The Better Care Fund arrangements have been set up as pooled budgets – a type of partnership arrangement between NHS organisations and local authorities, whereby the partners contribute an agreed level of their resources into the pooled budget from which health and social care services are delivered or commissioned.

Each party retains its statutory obligations but one of the partners must be nominated to act as the “host” partner who is then responsible for the budget’s overall accounts and audit.

There are many variations of these arrangements, including those with a “virtual” pooled budget where each party retains its own commissioning activity and pays its own bills from its own funds.

It is important that all pooled budget arrangements should be documented in a signed agreement, which sets out
● the responsibilities of the partners,
● the accounting and reporting considerations,
● the governance arrangements which clarifies the accountability of each party.

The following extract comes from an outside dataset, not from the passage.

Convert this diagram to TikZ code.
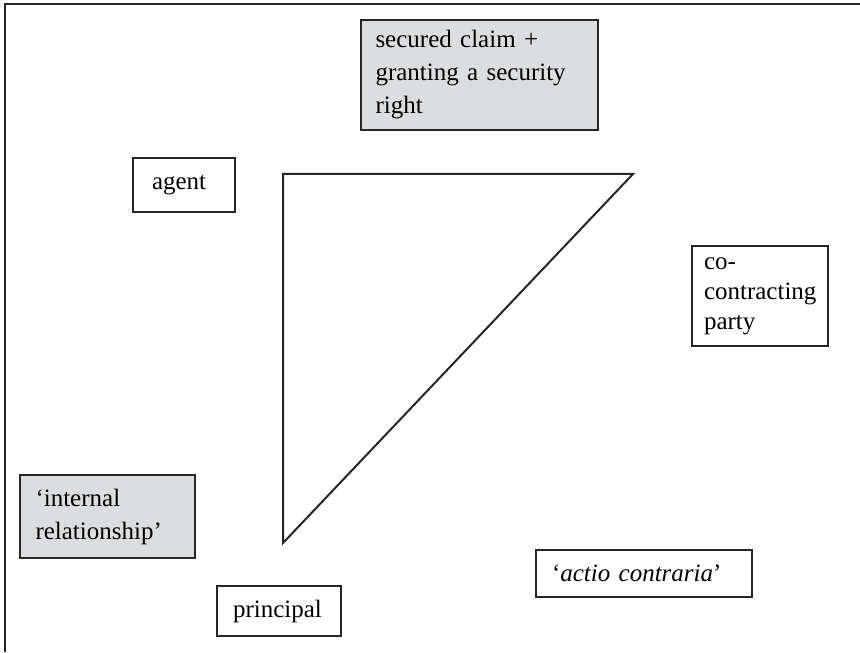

The Chartered Institute of Public Finance (CIPFA) and Healthcare Financial Management Association’s own joint guidance recommends that particular consideration is given (amongst others) to:
● setting out a common understanding of the pooled budget’s aims
● documenting the statutory responsibilities of each partner and how they will be met
● providing clarity on the scope of the arrangement; what is and what is not covered
● setting out the governance and decision- making responsibilities
● the financial elements of the agreement, the contributions, payment timings, performance payment metrics etc.

The clarity of this agreement is instrumental in determining the potential impact of VAT on the available budgets.

The VAT implications of pooling budgets

This was covered by a recent CIPFA Finance Advisory Network Tax Advisory Service series and has been discussed by the CIPFA VAT Committee at recent meetings.

The pooling of budgets in this way has VAT implications, due to the fact that the NHS and local authorities have very different VAT regimes. The question to ask is which of those VAT rules apply, and to what extent does VAT incurred on costs become an additional cost to the budgets?

The NHS is only able to recover VAT incurred in relation to its taxable business activities and under the Contracted Out Services rules. However, a local authority is able to recover VAT it incurs on both business and non-business activities, so long as it remains within its VAT partial exemption de-minimis thresholds.

This means that the operational structure of the pooled budget, and specifically the terms of the S75 agreement that is signed up to, can mean that VAT forms more or less of a part of the whole cost of the pooled budget.